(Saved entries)
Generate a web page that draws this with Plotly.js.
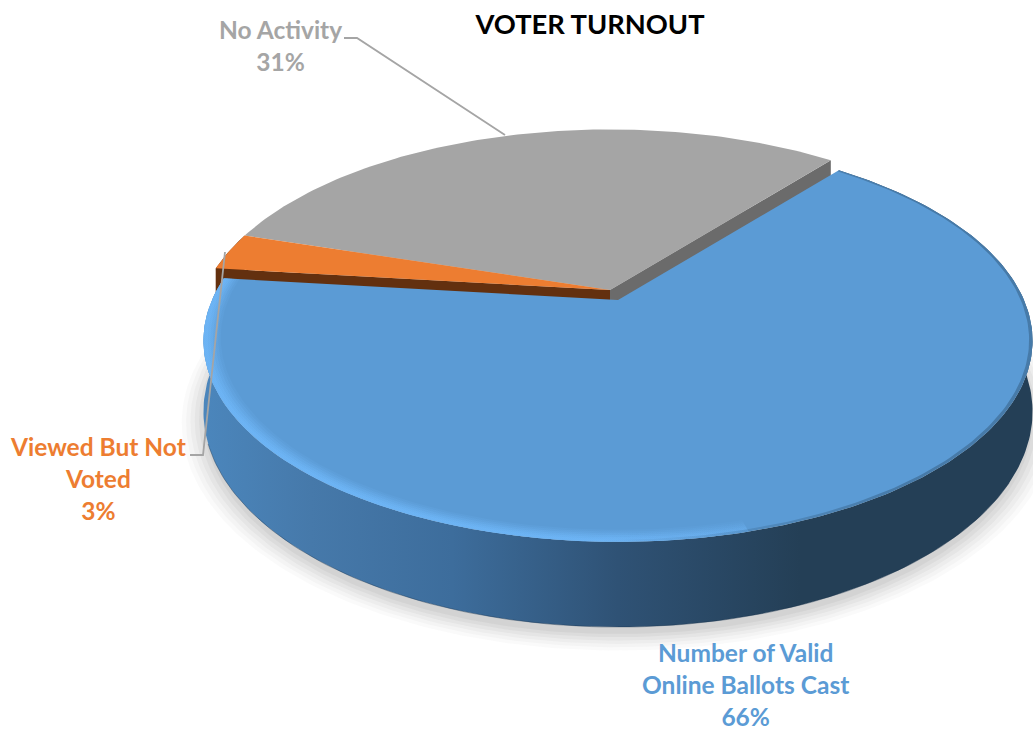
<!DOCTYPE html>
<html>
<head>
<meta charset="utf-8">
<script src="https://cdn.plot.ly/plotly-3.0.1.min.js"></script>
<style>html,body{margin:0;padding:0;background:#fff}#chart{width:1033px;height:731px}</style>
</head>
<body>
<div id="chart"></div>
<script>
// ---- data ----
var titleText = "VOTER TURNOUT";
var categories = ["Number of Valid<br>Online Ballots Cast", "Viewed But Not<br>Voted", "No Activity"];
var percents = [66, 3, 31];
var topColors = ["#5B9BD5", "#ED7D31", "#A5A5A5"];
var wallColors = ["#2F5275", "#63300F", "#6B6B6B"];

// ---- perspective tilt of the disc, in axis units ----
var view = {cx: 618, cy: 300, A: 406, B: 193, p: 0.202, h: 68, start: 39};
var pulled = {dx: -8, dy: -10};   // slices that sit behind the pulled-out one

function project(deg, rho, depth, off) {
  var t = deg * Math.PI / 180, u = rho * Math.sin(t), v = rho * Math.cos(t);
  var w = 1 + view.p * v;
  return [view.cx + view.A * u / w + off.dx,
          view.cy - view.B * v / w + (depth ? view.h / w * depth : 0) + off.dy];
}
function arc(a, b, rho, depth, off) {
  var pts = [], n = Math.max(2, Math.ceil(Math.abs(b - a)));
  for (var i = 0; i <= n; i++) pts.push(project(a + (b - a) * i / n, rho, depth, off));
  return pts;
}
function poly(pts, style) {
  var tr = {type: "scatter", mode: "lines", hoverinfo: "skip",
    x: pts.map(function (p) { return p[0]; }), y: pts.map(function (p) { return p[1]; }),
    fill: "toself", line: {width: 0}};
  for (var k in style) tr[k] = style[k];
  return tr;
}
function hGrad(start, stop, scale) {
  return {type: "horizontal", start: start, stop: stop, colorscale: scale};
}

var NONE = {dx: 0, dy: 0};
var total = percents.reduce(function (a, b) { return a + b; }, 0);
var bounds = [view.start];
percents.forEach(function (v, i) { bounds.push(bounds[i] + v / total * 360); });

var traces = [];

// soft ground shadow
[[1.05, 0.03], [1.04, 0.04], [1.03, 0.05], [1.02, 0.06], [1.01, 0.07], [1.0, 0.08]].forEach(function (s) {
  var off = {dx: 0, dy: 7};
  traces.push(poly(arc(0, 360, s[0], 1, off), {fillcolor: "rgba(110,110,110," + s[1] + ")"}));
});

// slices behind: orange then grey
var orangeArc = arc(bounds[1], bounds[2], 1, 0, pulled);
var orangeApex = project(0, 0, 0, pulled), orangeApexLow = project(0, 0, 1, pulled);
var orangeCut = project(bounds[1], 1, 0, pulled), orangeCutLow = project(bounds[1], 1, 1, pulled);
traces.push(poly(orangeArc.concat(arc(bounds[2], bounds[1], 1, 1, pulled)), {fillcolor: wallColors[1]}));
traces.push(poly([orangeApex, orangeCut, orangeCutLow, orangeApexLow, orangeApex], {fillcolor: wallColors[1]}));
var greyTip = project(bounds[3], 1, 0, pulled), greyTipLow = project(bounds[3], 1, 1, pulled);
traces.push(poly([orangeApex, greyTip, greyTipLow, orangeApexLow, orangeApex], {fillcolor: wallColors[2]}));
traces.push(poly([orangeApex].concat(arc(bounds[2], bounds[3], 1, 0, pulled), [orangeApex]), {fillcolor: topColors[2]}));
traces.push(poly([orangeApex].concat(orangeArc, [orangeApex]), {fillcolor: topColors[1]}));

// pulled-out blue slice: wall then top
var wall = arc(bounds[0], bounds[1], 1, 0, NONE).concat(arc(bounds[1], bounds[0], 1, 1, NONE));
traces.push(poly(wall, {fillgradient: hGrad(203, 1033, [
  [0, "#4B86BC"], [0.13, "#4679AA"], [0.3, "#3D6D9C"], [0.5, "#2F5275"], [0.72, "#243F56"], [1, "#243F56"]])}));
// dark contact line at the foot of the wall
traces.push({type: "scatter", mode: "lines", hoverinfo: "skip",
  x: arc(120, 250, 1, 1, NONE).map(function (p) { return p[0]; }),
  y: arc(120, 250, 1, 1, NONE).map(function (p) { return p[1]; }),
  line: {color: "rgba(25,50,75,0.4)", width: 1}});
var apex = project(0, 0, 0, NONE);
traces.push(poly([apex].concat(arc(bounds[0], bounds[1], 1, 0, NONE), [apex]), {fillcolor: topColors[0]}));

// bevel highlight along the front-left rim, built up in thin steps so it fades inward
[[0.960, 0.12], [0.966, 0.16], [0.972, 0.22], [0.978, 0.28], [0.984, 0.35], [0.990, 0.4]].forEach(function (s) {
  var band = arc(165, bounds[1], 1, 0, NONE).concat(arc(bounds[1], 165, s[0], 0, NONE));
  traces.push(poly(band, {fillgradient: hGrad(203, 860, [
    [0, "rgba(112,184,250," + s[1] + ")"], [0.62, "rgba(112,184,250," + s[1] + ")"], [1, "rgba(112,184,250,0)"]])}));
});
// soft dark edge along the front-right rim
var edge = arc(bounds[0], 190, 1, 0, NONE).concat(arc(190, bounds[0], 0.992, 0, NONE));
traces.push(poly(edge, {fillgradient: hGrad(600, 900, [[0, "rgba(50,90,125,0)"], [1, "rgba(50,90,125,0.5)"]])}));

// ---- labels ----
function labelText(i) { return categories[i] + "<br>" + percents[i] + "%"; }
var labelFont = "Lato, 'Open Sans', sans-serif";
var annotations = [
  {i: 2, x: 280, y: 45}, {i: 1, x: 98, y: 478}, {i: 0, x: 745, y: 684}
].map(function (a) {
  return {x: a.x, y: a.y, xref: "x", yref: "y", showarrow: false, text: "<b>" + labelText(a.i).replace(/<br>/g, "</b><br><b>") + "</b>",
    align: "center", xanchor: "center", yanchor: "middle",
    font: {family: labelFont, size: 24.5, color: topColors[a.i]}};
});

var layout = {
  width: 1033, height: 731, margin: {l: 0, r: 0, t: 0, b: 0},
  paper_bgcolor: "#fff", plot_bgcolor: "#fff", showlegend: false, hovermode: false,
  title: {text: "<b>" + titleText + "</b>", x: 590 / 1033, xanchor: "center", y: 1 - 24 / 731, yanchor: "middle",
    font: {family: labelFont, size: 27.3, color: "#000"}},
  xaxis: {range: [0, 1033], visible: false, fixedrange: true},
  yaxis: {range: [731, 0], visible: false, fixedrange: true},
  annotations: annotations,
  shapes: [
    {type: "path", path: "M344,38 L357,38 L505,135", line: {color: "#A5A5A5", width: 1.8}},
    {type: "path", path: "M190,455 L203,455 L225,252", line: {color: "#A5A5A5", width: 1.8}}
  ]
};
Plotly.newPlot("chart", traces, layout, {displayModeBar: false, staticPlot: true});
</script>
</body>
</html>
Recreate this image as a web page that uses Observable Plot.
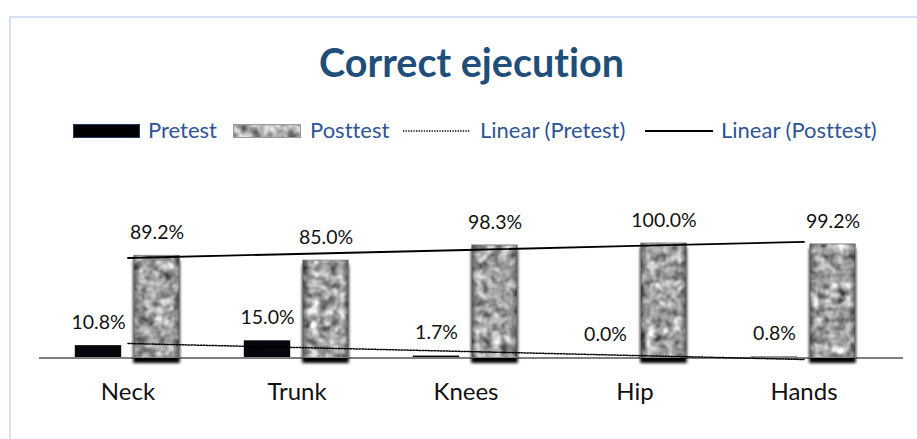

_Task details_. Repeat verbatim all the material, but not the pictures.

_Complete response_.
Generate a web page that draws this with Plotly.js.
<!DOCTYPE html>
<html>
<head>
<meta charset="utf-8">
<script src="https://cdn.plot.ly/plotly-3.0.1.min.js"></script>
<style>html,body{margin:0;padding:0;background:#fff}#chart{width:1033px;height:731px}</style>
</head>
<body>
<div id="chart"></div>
<script>
// ---- data ----
var titleText = "VOTER TURNOUT";
var categories = ["Number of Valid<br>Online Ballots Cast", "Viewed But Not<br>Voted", "No Activity"];
var percents = [66, 3, 31];
var topColors = ["#5B9BD5", "#ED7D31", "#A5A5A5"];
var wallColors = ["#2F5275", "#63300F", "#6B6B6B"];

// ---- perspective tilt of the disc, in axis units ----
var view = {cx: 618, cy: 300, A: 406, B: 193, p: 0.202, h: 68, start: 39};
var pulled = {dx: -8, dy: -10};   // slices that sit behind the pulled-out one

function project(deg, rho, depth, off) {
  var t = deg * Math.PI / 180, u = rho * Math.sin(t), v = rho * Math.cos(t);
  var w = 1 + view.p * v;
  return [view.cx + view.A * u / w + off.dx,
          view.cy - view.B * v / w + (depth ? view.h / w * depth : 0) + off.dy];
}
function arc(a, b, rho, depth, off) {
  var pts = [], n = Math.max(2, Math.ceil(Math.abs(b - a)));
  for (var i = 0; i <= n; i++) pts.push(project(a + (b - a) * i / n, rho, depth, off));
  return pts;
}
function poly(pts, style) {
  var tr = {type: "scatter", mode: "lines", hoverinfo: "skip",
    x: pts.map(function (p) { return p[0]; }), y: pts.map(function (p) { return p[1]; }),
    fill: "toself", line: {width: 0}};
  for (var k in style) tr[k] = style[k];
  return tr;
}
function hGrad(start, stop, scale) {
  return {type: "horizontal", start: start, stop: stop, colorscale: scale};
}

var NONE = {dx: 0, dy: 0};
var total = percents.reduce(function (a, b) { return a + b; }, 0);
var bounds = [view.start];
percents.forEach(function (v, i) { bounds.push(bounds[i] + v / total * 360); });

var traces = [];

// soft ground shadow
[[1.05, 0.03], [1.04, 0.04], [1.03, 0.05], [1.02, 0.06], [1.01, 0.07], [1.0, 0.08]].forEach(function (s) {
  var off = {dx: 0, dy: 7};
  traces.push(poly(arc(0, 360, s[0], 1, off), {fillcolor: "rgba(110,110,110," + s[1] + ")"}));
});

// slices behind: orange then grey
var orangeArc = arc(bounds[1], bounds[2], 1, 0, pulled);
var orangeApex = project(0, 0, 0, pulled), orangeApexLow = project(0, 0, 1, pulled);
var orangeCut = project(bounds[1], 1, 0, pulled), orangeCutLow = project(bounds[1], 1, 1, pulled);
traces.push(poly(orangeArc.concat(arc(bounds[2], bounds[1], 1, 1, pulled)), {fillcolor: wallColors[1]}));
traces.push(poly([orangeApex, orangeCut, orangeCutLow, orangeApexLow, orangeApex], {fillcolor: wallColors[1]}));
var greyTip = project(bounds[3], 1, 0, pulled), greyTipLow = project(bounds[3], 1, 1, pulled);
traces.push(poly([orangeApex, greyTip, greyTipLow, orangeApexLow, orangeApex], {fillcolor: wallColors[2]}));
traces.push(poly([orangeApex].concat(arc(bounds[2], bounds[3], 1, 0, pulled), [orangeApex]), {fillcolor: topColors[2]}));
traces.push(poly([orangeApex].concat(orangeArc, [orangeApex]), {fillcolor: topColors[1]}));

// pulled-out blue slice: wall then top
var wall = arc(bounds[0], bounds[1], 1, 0, NONE).concat(arc(bounds[1], bounds[0], 1, 1, NONE));
traces.push(poly(wall, {fillgradient: hGrad(203, 1033, [
  [0, "#4B86BC"], [0.13, "#4679AA"], [0.3, "#3D6D9C"], [0.5, "#2F5275"], [0.72, "#243F56"], [1, "#243F56"]])}));
// dark contact line at the foot of the wall
traces.push({type: "scatter", mode: "lines", hoverinfo: "skip",
  x: arc(120, 250, 1, 1, NONE).map(function (p) { return p[0]; }),
  y: arc(120, 250, 1, 1, NONE).map(function (p) { return p[1]; }),
  line: {color: "rgba(25,50,75,0.4)", width: 1}});
var apex = project(0, 0, 0, NONE);
traces.push(poly([apex].concat(arc(bounds[0], bounds[1], 1, 0, NONE), [apex]), {fillcolor: topColors[0]}));

// bevel highlight along the front-left rim, built up in thin steps so it fades inward
[[0.960, 0.12], [0.966, 0.16], [0.972, 0.22], [0.978, 0.28], [0.984, 0.35], [0.990, 0.4]].forEach(function (s) {
  var band = arc(165, bounds[1], 1, 0, NONE).concat(arc(bounds[1], 165, s[0], 0, NONE));
  traces.push(poly(band, {fillgradient: hGrad(203, 860, [
    [0, "rgba(112,184,250," + s[1] + ")"], [0.62, "rgba(112,184,250," + s[1] + ")"], [1, "rgba(112,184,250,0)"]])}));
});
// soft dark edge along the front-right rim
var edge = arc(bounds[0], 190, 1, 0, NONE).concat(arc(190, bounds[0], 0.992, 0, NONE));
traces.push(poly(edge, {fillgradient: hGrad(600, 900, [[0, "rgba(50,90,125,0)"], [1, "rgba(50,90,125,0.5)"]])}));

// ---- labels ----
function labelText(i) { return categories[i] + "<br>" + percents[i] + "%"; }
var labelFont = "Lato, 'Open Sans', sans-serif";
var annotations = [
  {i: 2, x: 280, y: 45}, {i: 1, x: 98, y: 478}, {i: 0, x: 745, y: 684}
].map(function (a) {
  return {x: a.x, y: a.y, xref: "x", yref: "y", showarrow: false, text: "<b>" + labelText(a.i).replace(/<br>/g, "</b><br><b>") + "</b>",
    align: "center", xanchor: "center", yanchor: "middle",
    font: {family: labelFont, size: 24.5, color: topColors[a.i]}};
});

var layout = {
  width: 1033, height: 731, margin: {l: 0, r: 0, t: 0, b: 0},
  paper_bgcolor: "#fff", plot_bgcolor: "#fff", showlegend: false, hovermode: false,
  title: {text: "<b>" + titleText + "</b>", x: 590 / 1033, xanchor: "center", y: 1 - 24 / 731, yanchor: "middle",
    font: {family: labelFont, size: 27.3, color: "#000"}},
  xaxis: {range: [0, 1033], visible: false, fixedrange: true},
  yaxis: {range: [731, 0], visible: false, fixedrange: true},
  annotations: annotations,
  shapes: [
    {type: "path", path: "M344,38 L357,38 L505,135", line: {color: "#A5A5A5", width: 1.8}},
    {type: "path", path: "M190,455 L203,455 L225,252", line: {color: "#A5A5A5", width: 1.8}}
  ]
};
Plotly.newPlot("chart", traces, layout, {displayModeBar: false, staticPlot: true});
</script>
</body>
</html>
Recreate this image as a web page that uses Observable Plot.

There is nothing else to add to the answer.